I am new to Spark 2.4 and trying to figure out the best approach for bringing data from GreenPlum/PostgreSQL to Spark.
Is it better to load data from RDBMS using a join query or individually load tables using partition by DB column and then have spark joins?
A native query with joins across multiple huge tables works with the below code but not sure whether it is a correct approach or not also not sure how we can give a partition.
val jdbcDF = spark.read.format("jdbc")
.option("url", "jdbc:postgresql://localhost:5432/test")
.option("user", "user1")
.option("password", "password1")
.option("query", "select a.*, b.* from a join on b a.user_id = b.user_id)

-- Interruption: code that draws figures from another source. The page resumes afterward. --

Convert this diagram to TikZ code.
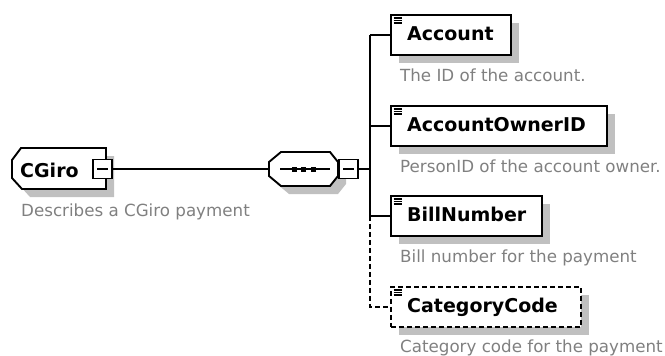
\documentclass[tikz,border=0pt]{standalone}
\usepackage{fontspec}
\setmainfont{DejaVu Sans}
\usetikzlibrary{shadows}
\definecolor{desctext}{RGB}{128,128,128}
\definecolor{shadegray}{RGB}{192,192,192}
\tikzset{
  outline/.style={draw=black, line width=1.9pt, line join=miter},
  conn/.style={draw=black, line width=1.8pt},
  optconn/.style={conn, dash pattern=on 5pt off 3pt},
  shade8/.style={drop shadow={shadow xshift=8pt, shadow yshift=-8pt, fill=shadegray, opacity=1}},
  elembox/.style={outline, fill=white, rectangle, inner sep=0pt, minimum height=40pt, anchor=north west, shade8},
  optbox/.style={elembox, dash pattern=on 5pt off 3pt},
  elname/.style={inner sep=0pt, anchor=base west, font=\fontsize{19}{22}\selectfont\bfseries},
  eldesc/.style={inner sep=0pt, anchor=base west, text=desctext, font=\fontsize{16.7}{20}\selectfont},
  minusbox/.style={outline, line width=1.6pt, fill=white, rectangle, inner sep=0pt, minimum size=19pt,
    path picture={\draw[line width=1.5pt] ([xshift=-5.5pt]path picture bounding box.center) -- ([xshift=5.5pt]path picture bounding box.center);}},
  iconline/.style={line width=1.2pt},
}
% three-line element icon in the top left corner of a box
\newcommand\elicon[1]{%
  \foreach \dy in {4,6.5,9}{\draw[iconline] ([shift={(3.5,\dy)}]#1.north west) -- ++(8,0);}}
\begin{document}
\begin{tikzpicture}[x=1pt, y=-1pt]
\useasboundingbox (0,0) rectangle (665,356);

% root element CGiro
\draw[outline, fill=white, shade8] (21,148) -- (106,148) -- (106,189) -- (22,189) -- (12,178) -- (12,160) -- cycle;
\node[elname] (rootname) at (20,177) {CGiro};
\node[minusbox] (rootminus) at (102.5,169) {};
\node[eldesc] (rootdesc) at (21,216) {Describes a CGiro payment};

% sequence compositor
\draw[outline, fill=white, shade8] (281,152) -- (330,152) -- (338,162) -- (338,176) -- (330,186) -- (281,186) -- (269,176) -- (269,162) -- cycle;
\coordinate (seqin) at (269,169);
\draw[line width=1.6pt] (280,169) -- (330,169);
\foreach \cx in {294,303.5,313} \fill (\cx-2.5,166.5) rectangle (\cx+2.5,171.5);
\node[minusbox] (seqminus) at (348.5,169) {};
\coordinate (fork) at (370,169);

\draw[conn] (rootminus.east) -- (seqin);
\draw[conn] (seqminus.east) -- (fork);

% child elements
\node[elembox, minimum width=120pt] (acc) at (390,14) {};
\node[elembox, minimum width=216pt] (own) at (390,105) {};
\node[elembox, minimum width=151pt] (bill) at (390,195) {};
\node[optbox, minimum width=190pt] (cat) at (390,286) {};

\draw[conn] (fork |- acc.west) -- (fork |- bill.west);
\draw[optconn] (fork |- bill.west) -- (fork |- cat.west) -- (cat.west);
\foreach \n in {acc,own,bill} \draw[conn] (fork |- \n.west) -- (\n.west);

\elicon{acc}
\elicon{own}
\elicon{bill}
\elicon{cat}

\node[elname] (accname) at (407,40.5) {Account};
\node[elname] (ownname) at (407,131.5) {AccountOwnerID};
\node[elname] (billname) at (407,221.5) {BillNumber};
\node[elname] (catname) at (407,312.5) {CategoryCode};

\node[eldesc] (accdesc) at (400,81) {The ID of the account.};
\node[eldesc] (owndesc) at (400,172) {PersonID of the account owner.};
\node[eldesc] (billdesc) at (400,262) {Bill number for the payment};
\node[eldesc] (catdesc) at (400,352) {Category code for the payment};
\end{tikzpicture}
\end{document}
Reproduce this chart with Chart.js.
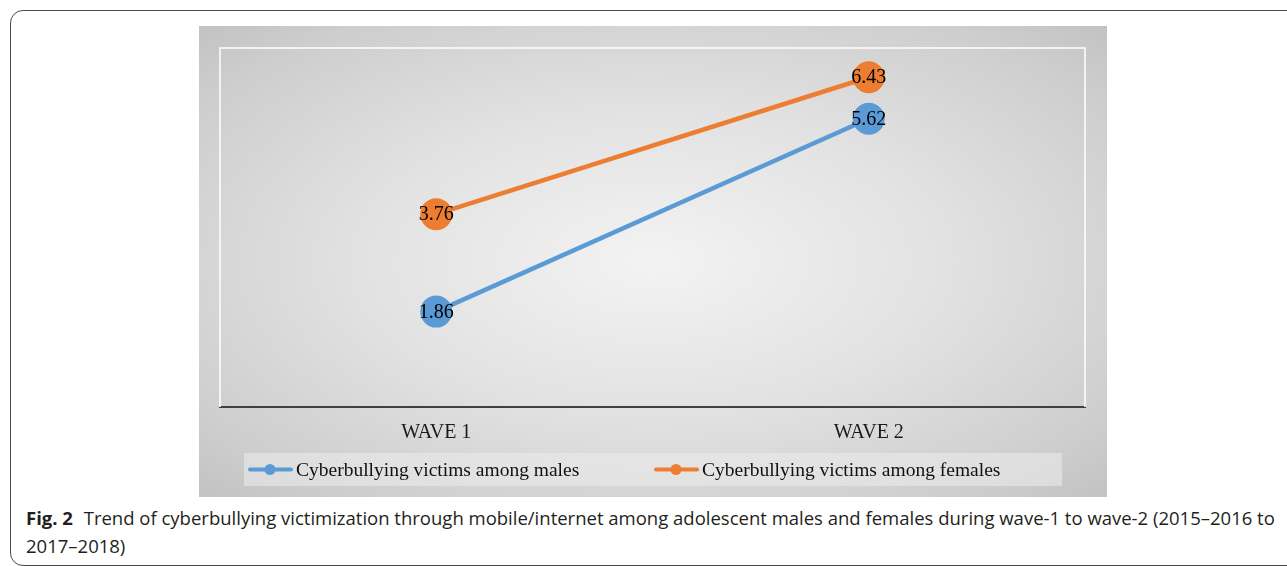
<!DOCTYPE html>
<html>
<head>
<meta charset="utf-8">
<script src="https://cdn.jsdelivr.net/npm/chart.js@4.4.1/dist/chart.umd.min.js"></script>
<style>
  html, body { margin: 0; padding: 0; background: #fff; overflow: hidden; }
  body { width: 1287px; height: 566px; position: relative; }
  .frame {
    position: absolute; left: 10px; top: 10px; width: 1320px; height: 556px;
    border: 1.5px solid #4a4a4a; border-radius: 13px; box-sizing: border-box;
  }
  .plot {
    position: absolute; left: 199px; top: 26px; width: 908px; height: 471px;
    background: radial-gradient(ellipse at 50% 50%, #f3f3f3 0%, #e2e2e2 45%, #cdcdcd 85%, #c2c2c2 100%);
  }
  .caption {
    position: absolute; left: 26px; top: 504px; white-space: nowrap;
    font-family: "Open Sans", "Noto Sans", sans-serif; font-size: 18.5px; line-height: 28px;
    color: #231f20;
  }
  .caption b { font-weight: 700; margin-right: 6px; }
</style>
</head>
<body>
<div class="frame"></div>
<div class="plot"><canvas id="chart" width="908" height="471"></canvas></div>
<div class="caption"><b>Fig. 2</b> Trend of cyberbullying victimization through mobile/internet among adolescent males and females during wave-1 to wave-2 (2015–2016 to<br>2017–2018)</div>
<script>
// data
const categories = ["WAVE 1", "WAVE 2"];
const males = [1.86, 5.62];
const females = [3.76, 6.43];
const seriesNames = ["Cyberbullying victims among males", "Cyberbullying victims among females"];
const colours = ["#5b9bd5", "#ed7d31"];

const SERIF = '"Liberation Serif", "Times New Roman", serif';

// white frame round the plot area (top, left, right)
const plotFrame = {
  id: "plotFrame",
  beforeDatasetsDraw(chart) {
    const { ctx, chartArea: a } = chart;
    ctx.save();
    ctx.strokeStyle = "#ffffff";
    ctx.lineWidth = 1.5;
    ctx.beginPath();
    ctx.moveTo(a.left, a.bottom);
    ctx.lineTo(a.left, a.top);
    ctx.lineTo(a.right, a.top);
    ctx.lineTo(a.right, a.bottom);
    ctx.stroke();
    ctx.restore();
  },
};

// value written in the middle of each marker
const pointValues = {
  id: "pointValues",
  afterDatasetsDraw(chart) {
    const { ctx } = chart;
    ctx.save();
    ctx.font = "20px " + SERIF;
    ctx.fillStyle = "#000";
    ctx.textAlign = "center";
    ctx.textBaseline = "middle";
    chart.data.datasets.forEach((ds, i) => {
      chart.getDatasetMeta(i).data.forEach((pt, j) => {
        ctx.fillText(ds.data[j].toFixed(2), pt.x, pt.y + 1);
      });
    });
    ctx.restore();
  },
};

// legend box under the axis, line + dot symbol
const boxLegend = {
  id: "boxLegend",
  afterDraw(chart) {
    const { ctx } = chart;
    const box = { x: 45, y: 427, w: 818, h: 33 };
    const itemX = [51, 457];
    const cy = box.y + box.h / 2;
    ctx.save();
    ctx.fillStyle = "rgba(236,236,236,0.55)";
    ctx.fillRect(box.x, box.y, box.w, box.h);
    ctx.font = "19.5px " + SERIF;
    ctx.textBaseline = "middle";
    chart.data.datasets.forEach((ds, i) => {
      const x = itemX[i];
      ctx.strokeStyle = ds.borderColor;
      ctx.lineWidth = 4;
      ctx.lineCap = "round";
      ctx.beginPath();
      ctx.moveTo(x, cy);
      ctx.lineTo(x + 41, cy);
      ctx.stroke();
      ctx.fillStyle = ds.borderColor;
      ctx.beginPath();
      ctx.arc(x + 20, cy, 5.5, 0, Math.PI * 2);
      ctx.fill();
      ctx.fillStyle = "#111";
      ctx.fillText(ds.label, x + 46, cy + 1);
    });
    ctx.restore();
  },
};

const line = (label, data, colour) => ({
  label,
  data,
  borderColor: colour,
  backgroundColor: colour,
  borderWidth: 4.5,
  pointRadius: 16,
  pointHoverRadius: 16,
  pointBorderWidth: 0,
  tension: 0,
  clip: false,
});

new Chart(document.getElementById("chart"), {
  type: "line",
  data: {
    labels: categories,
    datasets: [
      line(seriesNames[0], males, colours[0]),
      line(seriesNames[1], females, colours[1]),
    ],
  },
  options: {
    responsive: false,
    animation: false,
    layout: { padding: { left: 21, right: 22, top: 22, bottom: 0 } },
    plugins: { legend: { display: false }, tooltip: { enabled: false } },
    scales: {
      x: {
        offset: true,
        grid: { display: false, drawTicks: false },
        border: { display: true, color: "#404040", width: 2 },
        ticks: { padding: 14, color: "#1a1a1a", font: { family: SERIF, size: 20 } },
        afterFit(scale) { scale.height = 90; },
      },
      y: { display: false, min: 0, max: 7 },
    },
  },
  plugins: [plotFrame, pointValues, boxLegend],
});
</script>
</body>
</html>
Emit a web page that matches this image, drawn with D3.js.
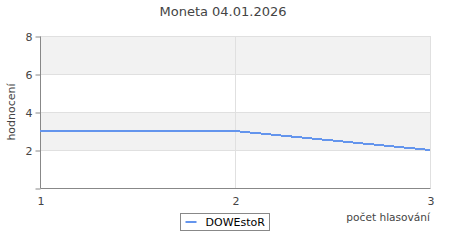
<!DOCTYPE html>
<html lang="cs">
	<head>
		<meta charset="utf-8">
		<title>Moneta 04.01.2026</title>
		<script type="text/javascript" src="https://cdn.jsdelivr.net/npm/d3@7"></script>
		<style type="text/css">
			body { margin: 0; background: #fff; }
			text { font-family: "DejaVu Sans", sans-serif; }
		</style>
	</head>
	<body>
		<script type="text/javascript">

			//Data
			let title = "Moneta 04.01.2026";
			let seriesName = "DOWEstoR";
			let xValues = [1, 2, 3];
			let yValues = [3, 3, 2];
			let xTicks = [1, 2, 3];
			let yTicks = [2, 4, 6, 8];

			let w = 450;
			let h = 250;
			let margin = { left: 40, right: 20, top: 36, bottom: 62 };

			let x = d3.scaleLinear()
						.domain([1, 3])
						.range([margin.left, w - margin.right]);
			let y = d3.scaleLinear()
						.domain([0, 8])
						.range([h - margin.bottom, margin.top]);

			let svg = d3.select("body")
						.append("svg")
						  .attr("width", w)
						  .attr("height", h);

			//Alternating bands
			let bands = [[6, 8], [2, 4]];
			svg.selectAll("rect.band")
				.data(bands)
				.enter()
			  .append("rect")
				.attr("x", x(1))
				.attr("width", x(3) - x(1))
				.attr("y", d => y(d[1]))
				.attr("height", d => y(d[0]) - y(d[1]))
				.attr("fill", "#f2f2f2");

			//Grid
			svg.selectAll("line.hgrid")
				.data(yTicks)
				.enter()
			  .append("line")
				.attr("x1", x(1)).attr("x2", x(3))
				.attr("y1", d => Math.round(y(d)) + 0.5)
				.attr("y2", d => Math.round(y(d)) + 0.5)
				.attr("stroke", "#e0e0e0");
			svg.selectAll("line.vgrid")
				.data(xTicks.slice(1))
				.enter()
			  .append("line")
				.attr("x1", d => Math.round(x(d)) + 0.5)
				.attr("x2", d => Math.round(x(d)) + 0.5)
				.attr("y1", y(8)).attr("y2", y(0))
				.attr("stroke", "#e0e0e0");

			//Axes
			let yAxis = d3.axisLeft(y)
						.tickValues([0].concat(yTicks))
						.tickFormat(d => d === 0 ? "" : d)
						.tickSize(5)
						.tickPadding(3);
			let gy = svg.append("g")
						.attr("transform", `translate(${margin.left + 0.5},0.5)`)
						.call(yAxis);
			gy.select(".domain").attr("stroke", "#888").attr("d", `M0,${y(8)}V${y(0)}`);
			gy.selectAll(".tick line").attr("stroke", "#888");
			gy.selectAll(".tick text").attr("fill", "#444").attr("font-size", 11);

			let xAxis = d3.axisBottom(x)
						.tickValues(xTicks)
						.tickFormat(d3.format("d"))
						.tickSize(0)
						.tickPadding(9);
			let gx = svg.append("g")
						.attr("transform", `translate(0.5,${Math.round(y(0)) + 0.5})`)
						.call(xAxis);
			gx.select(".domain").attr("stroke", "#888").attr("d", `M${x(1)},0H${x(3)}`);
			gx.selectAll(".tick text").attr("fill", "#444").attr("font-size", 11);

			//Line
			let line = d3.line()
						.x((d, i) => x(xValues[i]))
						.y(d => y(d));
			svg.append("path")
				.datum(yValues)
				.attr("fill", "none")
				.attr("stroke", "#6495ed")
				.attr("stroke-width", 2)
				.attr("shape-rendering", "crispEdges")
				.attr("d", line);

			//Title and axis labels
			svg.append("text")
				.attr("x", 223)
				.attr("y", 16)
				.attr("text-anchor", "middle")
				.attr("font-size", 13)
				.attr("fill", "#444")
				.text(title);
			svg.append("text")
				.attr("transform", `translate(15,${(y(0) + y(8)) / 2}) rotate(-90)`)
				.attr("text-anchor", "middle")
				.attr("font-size", 11)
				.attr("fill", "#444")
				.text("hodnocení");
			svg.append("text")
				.attr("x", x(3))
				.attr("y", 221)
				.attr("text-anchor", "end")
				.attr("font-size", 10.6)
				.attr("fill", "#444")
				.text("počet hlasování");

			//Legend
			let legend = svg.append("g").attr("transform", "translate(180.5,213.5)");
			legend.append("rect")
				.attr("width", 89)
				.attr("height", 17)
				.attr("fill", "#fff")
				.attr("stroke", "#888");
			legend.append("line")
				.attr("x1", 5).attr("x2", 16)
				.attr("y1", 8.5).attr("y2", 8.5)
				.attr("stroke", "#6495ed")
				.attr("stroke-width", 2);
			legend.append("text")
				.attr("x", 25)
				.attr("y", 12.5)
				.attr("font-size", 11)
				.attr("fill", "#000")
				.text(seriesName);

		</script>
	</body>
</html>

//not sure what should go here for query with multiple joins.
//.option("partitionColumn", "*")
I guess that the fastest option is to first load the data in parallel from RDBMS to the cluster storage: HDFS or S3 for example. You will do it similarly to your current load statement, but you will define partitions for the table first using the properties partitionColumn, lowerBound, upperBound
(see https://spark.apache.org/docs/latest/sql-data-sources-jdbc.html). This is very fast in general. The only drawback is that you need a numeric column which has equally distributed values in the best case: auto incrementing ids or timestamps are generally quite good.
Computationally heavy operations on really huge tables are often way faster if performed using scalable engines like spark.